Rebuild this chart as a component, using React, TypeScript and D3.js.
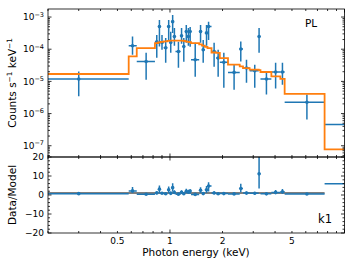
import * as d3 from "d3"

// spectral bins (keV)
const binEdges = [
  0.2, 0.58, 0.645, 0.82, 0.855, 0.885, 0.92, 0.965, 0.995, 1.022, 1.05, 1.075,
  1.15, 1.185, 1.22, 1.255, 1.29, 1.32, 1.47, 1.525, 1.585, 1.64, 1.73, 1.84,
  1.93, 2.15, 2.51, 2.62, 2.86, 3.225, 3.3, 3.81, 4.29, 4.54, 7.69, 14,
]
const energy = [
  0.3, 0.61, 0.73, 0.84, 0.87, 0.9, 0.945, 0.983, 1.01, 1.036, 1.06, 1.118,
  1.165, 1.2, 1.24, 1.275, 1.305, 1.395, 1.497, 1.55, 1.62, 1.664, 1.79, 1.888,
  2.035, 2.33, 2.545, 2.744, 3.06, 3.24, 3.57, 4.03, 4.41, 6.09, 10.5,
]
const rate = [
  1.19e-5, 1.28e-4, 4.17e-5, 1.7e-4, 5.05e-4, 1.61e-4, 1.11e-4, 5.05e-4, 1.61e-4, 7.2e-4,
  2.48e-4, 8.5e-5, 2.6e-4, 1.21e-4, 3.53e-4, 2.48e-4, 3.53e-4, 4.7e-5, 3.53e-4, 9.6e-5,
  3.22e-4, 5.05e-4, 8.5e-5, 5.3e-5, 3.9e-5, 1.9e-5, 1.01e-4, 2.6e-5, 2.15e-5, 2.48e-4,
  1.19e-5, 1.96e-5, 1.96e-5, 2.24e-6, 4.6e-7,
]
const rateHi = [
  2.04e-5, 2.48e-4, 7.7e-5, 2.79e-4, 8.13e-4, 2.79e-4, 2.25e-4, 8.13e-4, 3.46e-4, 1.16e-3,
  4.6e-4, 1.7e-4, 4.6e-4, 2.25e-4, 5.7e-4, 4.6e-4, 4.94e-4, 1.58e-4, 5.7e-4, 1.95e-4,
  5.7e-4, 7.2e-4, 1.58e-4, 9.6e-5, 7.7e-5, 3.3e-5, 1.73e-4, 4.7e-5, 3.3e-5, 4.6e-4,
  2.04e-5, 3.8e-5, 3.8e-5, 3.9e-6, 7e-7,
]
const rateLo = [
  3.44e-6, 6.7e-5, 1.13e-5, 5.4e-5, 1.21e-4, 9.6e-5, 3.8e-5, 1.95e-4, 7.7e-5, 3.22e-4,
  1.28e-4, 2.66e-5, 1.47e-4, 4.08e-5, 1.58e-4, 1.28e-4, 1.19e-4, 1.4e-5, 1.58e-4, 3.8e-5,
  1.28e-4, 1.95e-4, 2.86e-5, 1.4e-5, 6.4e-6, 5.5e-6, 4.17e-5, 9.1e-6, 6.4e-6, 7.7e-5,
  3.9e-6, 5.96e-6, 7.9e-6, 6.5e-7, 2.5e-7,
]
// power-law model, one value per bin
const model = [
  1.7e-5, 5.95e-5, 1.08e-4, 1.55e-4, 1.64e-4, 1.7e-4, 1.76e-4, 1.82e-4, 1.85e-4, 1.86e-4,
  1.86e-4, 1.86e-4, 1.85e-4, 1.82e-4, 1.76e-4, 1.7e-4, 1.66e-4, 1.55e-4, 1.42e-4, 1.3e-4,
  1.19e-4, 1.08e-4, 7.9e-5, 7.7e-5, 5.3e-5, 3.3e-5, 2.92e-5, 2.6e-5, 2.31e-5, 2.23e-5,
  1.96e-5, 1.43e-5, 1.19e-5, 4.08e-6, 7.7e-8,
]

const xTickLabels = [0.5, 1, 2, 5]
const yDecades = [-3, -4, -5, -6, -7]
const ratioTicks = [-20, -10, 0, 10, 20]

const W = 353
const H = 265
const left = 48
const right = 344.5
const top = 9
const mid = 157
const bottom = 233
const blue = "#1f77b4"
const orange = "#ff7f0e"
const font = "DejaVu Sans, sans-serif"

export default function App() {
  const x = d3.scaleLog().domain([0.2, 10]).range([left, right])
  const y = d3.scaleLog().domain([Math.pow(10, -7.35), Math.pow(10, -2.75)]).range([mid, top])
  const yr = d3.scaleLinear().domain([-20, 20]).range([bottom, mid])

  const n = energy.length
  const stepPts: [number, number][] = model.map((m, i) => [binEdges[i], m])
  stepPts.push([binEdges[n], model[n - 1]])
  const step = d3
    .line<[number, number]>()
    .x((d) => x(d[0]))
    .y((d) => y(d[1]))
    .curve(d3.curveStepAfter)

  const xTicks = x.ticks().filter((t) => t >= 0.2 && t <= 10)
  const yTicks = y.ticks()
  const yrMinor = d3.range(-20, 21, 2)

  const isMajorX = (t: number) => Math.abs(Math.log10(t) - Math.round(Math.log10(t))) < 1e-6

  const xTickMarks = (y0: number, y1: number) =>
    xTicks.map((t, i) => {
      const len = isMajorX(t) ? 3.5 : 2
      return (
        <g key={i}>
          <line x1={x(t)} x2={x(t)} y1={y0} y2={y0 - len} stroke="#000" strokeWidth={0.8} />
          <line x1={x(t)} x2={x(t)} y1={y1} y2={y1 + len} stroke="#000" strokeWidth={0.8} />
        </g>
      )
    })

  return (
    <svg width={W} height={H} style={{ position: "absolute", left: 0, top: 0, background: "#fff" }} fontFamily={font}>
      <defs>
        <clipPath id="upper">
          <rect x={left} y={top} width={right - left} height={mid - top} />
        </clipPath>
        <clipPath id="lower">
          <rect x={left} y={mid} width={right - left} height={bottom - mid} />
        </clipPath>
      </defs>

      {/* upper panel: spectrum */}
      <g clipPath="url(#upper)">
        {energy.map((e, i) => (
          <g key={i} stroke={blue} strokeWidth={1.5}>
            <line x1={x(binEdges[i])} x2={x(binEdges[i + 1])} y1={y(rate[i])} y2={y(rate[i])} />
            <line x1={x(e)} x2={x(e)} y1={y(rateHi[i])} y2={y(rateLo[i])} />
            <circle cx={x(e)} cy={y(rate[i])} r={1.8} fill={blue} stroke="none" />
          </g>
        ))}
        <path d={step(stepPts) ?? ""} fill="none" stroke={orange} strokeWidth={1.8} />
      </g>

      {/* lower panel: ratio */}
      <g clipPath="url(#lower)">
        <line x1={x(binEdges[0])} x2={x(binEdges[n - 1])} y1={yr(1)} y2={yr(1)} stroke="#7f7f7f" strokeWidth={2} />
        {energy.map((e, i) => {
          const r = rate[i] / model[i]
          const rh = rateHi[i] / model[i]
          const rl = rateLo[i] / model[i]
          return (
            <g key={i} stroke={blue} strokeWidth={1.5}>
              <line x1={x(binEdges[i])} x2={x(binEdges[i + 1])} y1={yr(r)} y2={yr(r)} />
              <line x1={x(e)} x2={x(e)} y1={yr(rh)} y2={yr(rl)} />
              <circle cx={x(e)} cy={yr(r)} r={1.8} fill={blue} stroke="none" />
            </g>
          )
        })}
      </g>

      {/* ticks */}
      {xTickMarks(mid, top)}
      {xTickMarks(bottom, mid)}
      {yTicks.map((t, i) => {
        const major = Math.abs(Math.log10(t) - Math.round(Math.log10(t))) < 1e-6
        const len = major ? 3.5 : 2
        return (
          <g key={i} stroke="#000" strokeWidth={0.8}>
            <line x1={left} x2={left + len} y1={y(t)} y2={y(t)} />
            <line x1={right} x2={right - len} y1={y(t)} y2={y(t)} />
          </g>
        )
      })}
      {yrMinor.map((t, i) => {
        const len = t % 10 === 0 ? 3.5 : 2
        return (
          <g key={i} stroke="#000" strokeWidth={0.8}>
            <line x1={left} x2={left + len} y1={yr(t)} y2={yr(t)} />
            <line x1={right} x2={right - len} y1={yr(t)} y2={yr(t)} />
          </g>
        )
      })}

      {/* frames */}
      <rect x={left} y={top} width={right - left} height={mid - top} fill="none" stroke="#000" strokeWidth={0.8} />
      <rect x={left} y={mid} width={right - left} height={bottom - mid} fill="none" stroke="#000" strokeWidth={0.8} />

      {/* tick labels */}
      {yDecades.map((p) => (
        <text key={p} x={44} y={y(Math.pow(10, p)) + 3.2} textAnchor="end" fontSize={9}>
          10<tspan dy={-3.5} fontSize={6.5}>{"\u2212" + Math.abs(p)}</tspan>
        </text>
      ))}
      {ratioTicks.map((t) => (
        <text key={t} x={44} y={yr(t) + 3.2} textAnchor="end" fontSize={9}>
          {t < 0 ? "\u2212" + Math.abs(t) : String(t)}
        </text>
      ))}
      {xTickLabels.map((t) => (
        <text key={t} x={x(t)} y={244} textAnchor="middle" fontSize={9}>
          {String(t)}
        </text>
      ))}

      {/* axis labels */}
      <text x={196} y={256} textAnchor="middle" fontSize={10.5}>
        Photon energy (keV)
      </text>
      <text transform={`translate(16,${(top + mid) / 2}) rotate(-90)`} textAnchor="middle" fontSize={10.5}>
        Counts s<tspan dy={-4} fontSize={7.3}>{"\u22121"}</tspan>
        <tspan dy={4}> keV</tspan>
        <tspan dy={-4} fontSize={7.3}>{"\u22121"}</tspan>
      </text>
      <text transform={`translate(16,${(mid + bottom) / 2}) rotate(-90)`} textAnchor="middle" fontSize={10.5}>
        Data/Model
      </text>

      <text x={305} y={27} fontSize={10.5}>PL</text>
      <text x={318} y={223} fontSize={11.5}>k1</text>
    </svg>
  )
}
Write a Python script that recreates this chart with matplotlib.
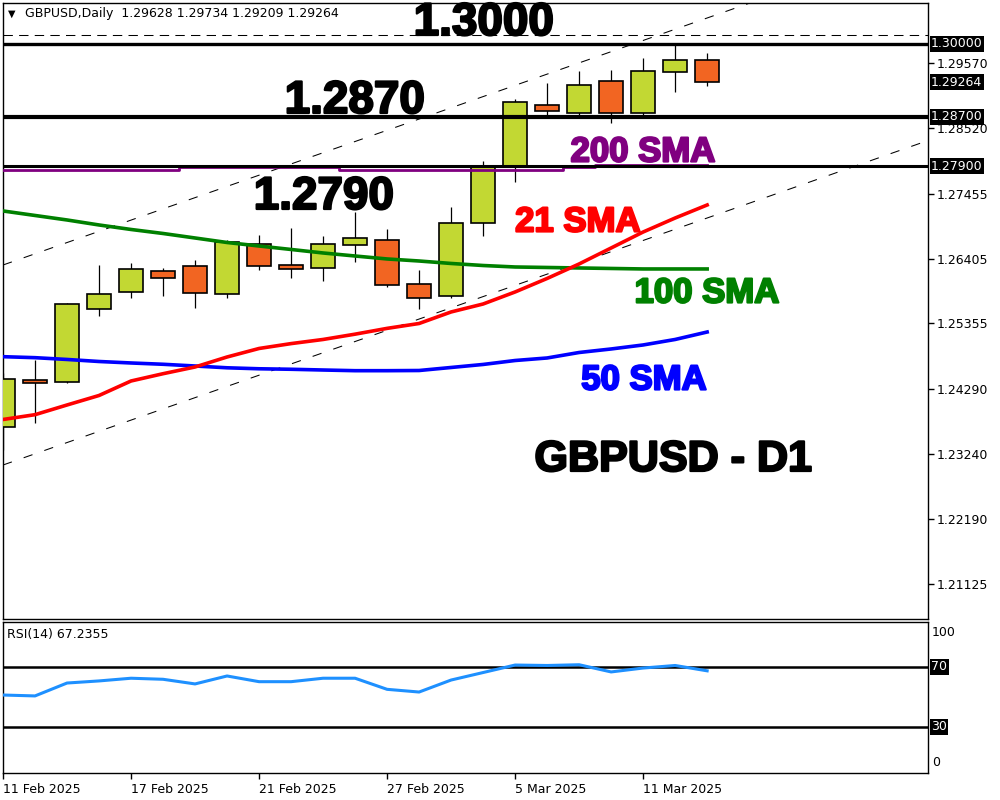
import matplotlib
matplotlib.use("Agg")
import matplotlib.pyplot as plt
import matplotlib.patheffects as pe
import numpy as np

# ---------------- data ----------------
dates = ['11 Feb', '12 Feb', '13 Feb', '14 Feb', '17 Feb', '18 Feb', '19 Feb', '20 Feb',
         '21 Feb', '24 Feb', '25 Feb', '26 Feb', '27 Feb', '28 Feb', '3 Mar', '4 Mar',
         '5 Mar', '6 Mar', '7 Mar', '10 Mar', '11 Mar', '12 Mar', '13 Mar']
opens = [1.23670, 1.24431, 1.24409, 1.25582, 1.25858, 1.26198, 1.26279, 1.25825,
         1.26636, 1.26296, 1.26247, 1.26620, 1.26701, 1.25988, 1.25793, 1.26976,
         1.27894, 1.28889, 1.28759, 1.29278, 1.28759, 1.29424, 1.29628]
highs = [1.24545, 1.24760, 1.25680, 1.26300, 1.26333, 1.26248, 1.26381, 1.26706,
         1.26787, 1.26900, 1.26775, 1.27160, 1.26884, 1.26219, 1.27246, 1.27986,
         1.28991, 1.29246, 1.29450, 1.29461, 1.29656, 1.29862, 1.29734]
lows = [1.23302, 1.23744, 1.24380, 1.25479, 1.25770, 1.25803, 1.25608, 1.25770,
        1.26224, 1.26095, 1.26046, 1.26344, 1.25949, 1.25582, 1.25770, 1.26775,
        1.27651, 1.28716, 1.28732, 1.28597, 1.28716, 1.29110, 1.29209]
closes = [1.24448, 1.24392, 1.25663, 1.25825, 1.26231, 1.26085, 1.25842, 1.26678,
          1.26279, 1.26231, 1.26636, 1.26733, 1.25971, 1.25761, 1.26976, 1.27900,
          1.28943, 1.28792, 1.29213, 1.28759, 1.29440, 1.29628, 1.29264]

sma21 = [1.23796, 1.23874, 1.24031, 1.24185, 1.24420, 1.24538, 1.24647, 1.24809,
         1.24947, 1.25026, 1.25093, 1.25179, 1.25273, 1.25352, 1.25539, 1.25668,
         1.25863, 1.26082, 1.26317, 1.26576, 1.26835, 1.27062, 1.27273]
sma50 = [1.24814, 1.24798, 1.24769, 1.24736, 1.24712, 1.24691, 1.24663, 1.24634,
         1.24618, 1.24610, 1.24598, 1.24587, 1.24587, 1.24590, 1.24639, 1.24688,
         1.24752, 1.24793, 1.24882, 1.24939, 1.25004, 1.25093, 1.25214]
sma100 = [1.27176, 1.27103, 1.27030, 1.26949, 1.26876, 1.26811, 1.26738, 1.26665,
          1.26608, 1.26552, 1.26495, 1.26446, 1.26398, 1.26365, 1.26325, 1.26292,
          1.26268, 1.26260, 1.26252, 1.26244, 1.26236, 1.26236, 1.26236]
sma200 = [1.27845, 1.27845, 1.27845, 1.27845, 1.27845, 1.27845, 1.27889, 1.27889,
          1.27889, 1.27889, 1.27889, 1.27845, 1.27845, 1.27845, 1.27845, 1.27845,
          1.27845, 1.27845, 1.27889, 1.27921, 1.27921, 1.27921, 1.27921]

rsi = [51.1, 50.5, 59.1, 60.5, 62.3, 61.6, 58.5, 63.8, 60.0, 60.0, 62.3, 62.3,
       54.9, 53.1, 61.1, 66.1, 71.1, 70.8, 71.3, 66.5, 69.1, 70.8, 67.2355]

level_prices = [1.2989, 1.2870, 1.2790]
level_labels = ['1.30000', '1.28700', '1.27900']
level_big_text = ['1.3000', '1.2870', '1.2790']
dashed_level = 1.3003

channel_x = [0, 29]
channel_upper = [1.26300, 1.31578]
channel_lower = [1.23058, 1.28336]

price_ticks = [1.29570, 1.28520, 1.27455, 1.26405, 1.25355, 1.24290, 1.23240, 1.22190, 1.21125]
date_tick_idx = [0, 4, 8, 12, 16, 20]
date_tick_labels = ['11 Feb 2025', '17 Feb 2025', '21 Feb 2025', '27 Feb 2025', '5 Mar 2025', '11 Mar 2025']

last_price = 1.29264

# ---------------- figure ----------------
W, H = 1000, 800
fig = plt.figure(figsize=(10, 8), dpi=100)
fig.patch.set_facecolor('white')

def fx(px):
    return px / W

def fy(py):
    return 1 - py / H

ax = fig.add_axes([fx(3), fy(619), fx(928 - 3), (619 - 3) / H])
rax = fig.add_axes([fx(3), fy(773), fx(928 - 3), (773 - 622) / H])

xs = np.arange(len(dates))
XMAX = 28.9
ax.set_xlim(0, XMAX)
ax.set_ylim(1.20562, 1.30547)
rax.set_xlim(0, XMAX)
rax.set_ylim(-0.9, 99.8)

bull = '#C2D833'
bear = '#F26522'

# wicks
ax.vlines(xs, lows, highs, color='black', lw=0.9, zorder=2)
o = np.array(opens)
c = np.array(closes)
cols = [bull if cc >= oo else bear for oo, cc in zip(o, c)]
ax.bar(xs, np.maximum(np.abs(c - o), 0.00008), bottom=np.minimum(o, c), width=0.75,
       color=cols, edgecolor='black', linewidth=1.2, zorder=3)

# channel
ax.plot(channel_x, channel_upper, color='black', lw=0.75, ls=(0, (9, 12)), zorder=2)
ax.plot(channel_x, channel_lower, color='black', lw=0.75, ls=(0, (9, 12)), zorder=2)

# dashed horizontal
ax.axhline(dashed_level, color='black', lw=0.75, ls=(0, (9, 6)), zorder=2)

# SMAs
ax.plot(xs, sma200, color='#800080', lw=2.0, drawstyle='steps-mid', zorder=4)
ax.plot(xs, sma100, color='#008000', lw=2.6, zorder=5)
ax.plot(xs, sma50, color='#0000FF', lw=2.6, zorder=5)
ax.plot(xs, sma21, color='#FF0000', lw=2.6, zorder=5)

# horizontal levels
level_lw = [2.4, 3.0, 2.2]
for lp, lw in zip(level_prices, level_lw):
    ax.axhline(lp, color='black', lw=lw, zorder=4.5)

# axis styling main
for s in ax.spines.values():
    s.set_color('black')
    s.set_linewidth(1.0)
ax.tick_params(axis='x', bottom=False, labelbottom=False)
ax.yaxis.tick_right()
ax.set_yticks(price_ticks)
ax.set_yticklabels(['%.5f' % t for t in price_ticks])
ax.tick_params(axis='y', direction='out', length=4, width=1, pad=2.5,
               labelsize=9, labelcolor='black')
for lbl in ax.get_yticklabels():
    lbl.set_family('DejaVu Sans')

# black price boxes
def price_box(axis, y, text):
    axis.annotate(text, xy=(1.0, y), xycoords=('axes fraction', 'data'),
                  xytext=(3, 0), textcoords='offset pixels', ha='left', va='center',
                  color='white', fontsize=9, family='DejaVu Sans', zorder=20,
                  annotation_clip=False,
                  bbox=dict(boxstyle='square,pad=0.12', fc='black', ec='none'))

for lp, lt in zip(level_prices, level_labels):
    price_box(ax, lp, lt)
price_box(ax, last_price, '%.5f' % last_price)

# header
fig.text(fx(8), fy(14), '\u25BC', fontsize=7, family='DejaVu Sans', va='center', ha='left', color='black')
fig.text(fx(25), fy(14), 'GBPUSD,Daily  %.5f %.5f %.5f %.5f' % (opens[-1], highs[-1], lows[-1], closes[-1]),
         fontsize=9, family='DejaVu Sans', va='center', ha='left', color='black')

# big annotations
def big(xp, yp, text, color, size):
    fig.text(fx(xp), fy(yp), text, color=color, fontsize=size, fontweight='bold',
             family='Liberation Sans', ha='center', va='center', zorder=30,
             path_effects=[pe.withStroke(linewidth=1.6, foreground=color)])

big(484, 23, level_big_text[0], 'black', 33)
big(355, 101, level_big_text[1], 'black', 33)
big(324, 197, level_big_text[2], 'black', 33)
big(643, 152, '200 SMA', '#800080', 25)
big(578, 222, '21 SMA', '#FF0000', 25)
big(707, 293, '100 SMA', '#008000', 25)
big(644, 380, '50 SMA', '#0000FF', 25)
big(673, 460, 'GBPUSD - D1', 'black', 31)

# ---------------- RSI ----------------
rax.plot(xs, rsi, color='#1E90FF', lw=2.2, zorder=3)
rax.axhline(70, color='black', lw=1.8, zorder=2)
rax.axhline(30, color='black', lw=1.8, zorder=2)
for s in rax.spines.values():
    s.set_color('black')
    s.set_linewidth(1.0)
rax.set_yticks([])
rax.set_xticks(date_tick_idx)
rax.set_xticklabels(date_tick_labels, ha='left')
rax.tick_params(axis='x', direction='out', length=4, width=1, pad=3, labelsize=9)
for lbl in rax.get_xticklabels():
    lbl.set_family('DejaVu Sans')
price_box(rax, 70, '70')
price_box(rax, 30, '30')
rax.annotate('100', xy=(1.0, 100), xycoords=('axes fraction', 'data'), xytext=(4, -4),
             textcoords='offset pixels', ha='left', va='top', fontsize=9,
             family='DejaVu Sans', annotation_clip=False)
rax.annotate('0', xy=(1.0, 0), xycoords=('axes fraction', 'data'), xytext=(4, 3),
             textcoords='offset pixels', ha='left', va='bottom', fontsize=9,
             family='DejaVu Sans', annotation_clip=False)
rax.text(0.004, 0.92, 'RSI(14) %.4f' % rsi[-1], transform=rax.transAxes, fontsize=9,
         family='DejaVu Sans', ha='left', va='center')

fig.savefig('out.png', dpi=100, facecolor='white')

________________

» **Stated exercise**:
Determine the number of lines in the listing that contain the string "this". Write that number and nothing else.

» **The reply**:
2